On June 15, Goldman Sachs posted several openings for its “early careers” recruiting program, which aims to hire people with three to six months of work experience, on LinkedIn. Each role has had hundreds of applicants, LinkedIn shows. The New York City–based investing openings have had 5,000. 

Even the smaller firms are experiencing an influx of applicants. Brad Alford, founder of search consulting firm Alpha Capital Management, says he posted an entry-level job listing on LinkedIn for someone with zero to three years of experience in the field. In four days the Atlanta-based firm received 900 applications. 

“It’s a great time to hire in the investment field,” Alford says, adding that the firm normally would have gotten about 100 responses. Alpha Capital’s leaders settled on one of the first 50 applicants without meeting her in person. They interviewed her over Zoom and hired her soon after. 

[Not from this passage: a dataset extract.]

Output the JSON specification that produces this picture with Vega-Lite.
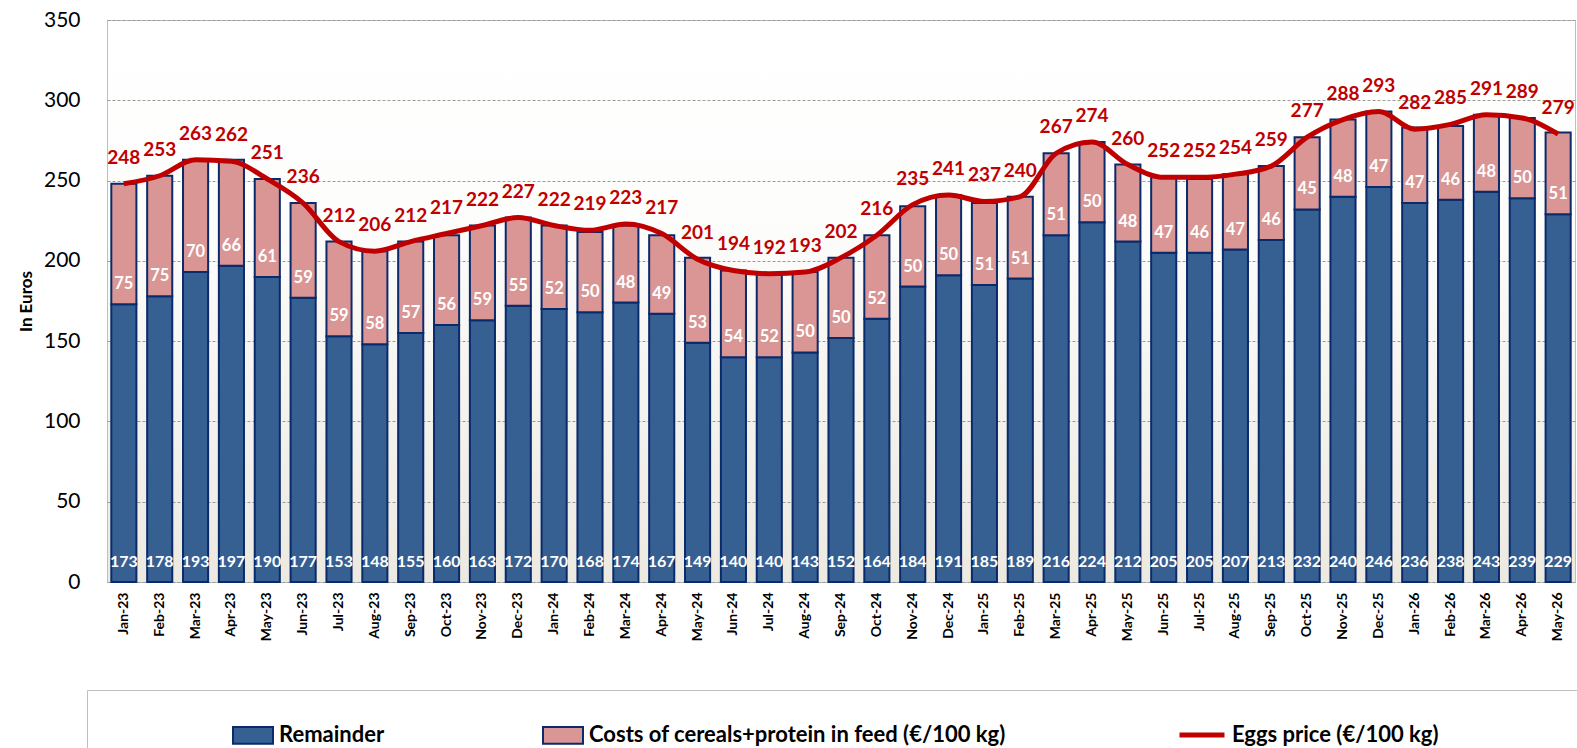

For the remaining 899 candidates, experts have a few tips.

Prince suggests taking certification exams like the Financial Industry Regulatory Authority’s securities industry essentials exam, which costs $75 and doesn’t require a firm’s sponsorship. According to Prince, adding the word “Finra” to their résumés has given an immediate boost to the students he works with.

“I’ve had multiple conversations with young people who have taken this advice and are now getting calls back,” Prince says. “It’s a no-brainer.” The CFA Institute also offers a free program called the CFA Foundation Certificate, another easy addition to a résumé. “Employers will all understand and respect a student for taking the initiative to educate themselves right now,” Prince says.

Holden recommends being open to any career where “you learn and can get paid.” She suggests absorbing as much as possible at the first job and using that knowledge to plan for long-term growth.

“Your starter job is never perfect,” she adds. “All you have to do is take care of yourself in this moment and commit to learning in the long term.”

Kirlin’s friends who landed at internet advertising agencies have since grown their careers — and earning power — significantly, despite not entering a traditional field. “You have to go into an industry where there’s growth,” Kirlin says. “You can be a rock star in a shrinking industry, and you’re really going to struggle because your whole world is constantly sinking. If you go work in a growing industry, you can be totally mediocre.”

Ortel recommends tapping into online networks to make connections. 

“When I was entering the workforce, fintwit” — finance Twitter —  “was not something chief investment officers were hanging out on,” she says. That has changed. A good friend of Ortel’s was able to land a “fantastic” investing job through Twitter connections.

“The sort of grab-and-grin networking venue is not available now, but you’re just as able to make thirsty posts on LinkedIn,” Ortel notes. “Those venues are still just as available to everyone as they were before.” 

And for those who get lucky, elder millennials suggest exercising tact. 

Kirlin, for example, was an anomaly in getting an offer; his four roommates didn’t have jobs lined up when they graduated. “That was very normal,” Kirlin says. “It just set a really weird tone because even if you had a job, you couldn’t be happy about it because everyone else was really bummed.”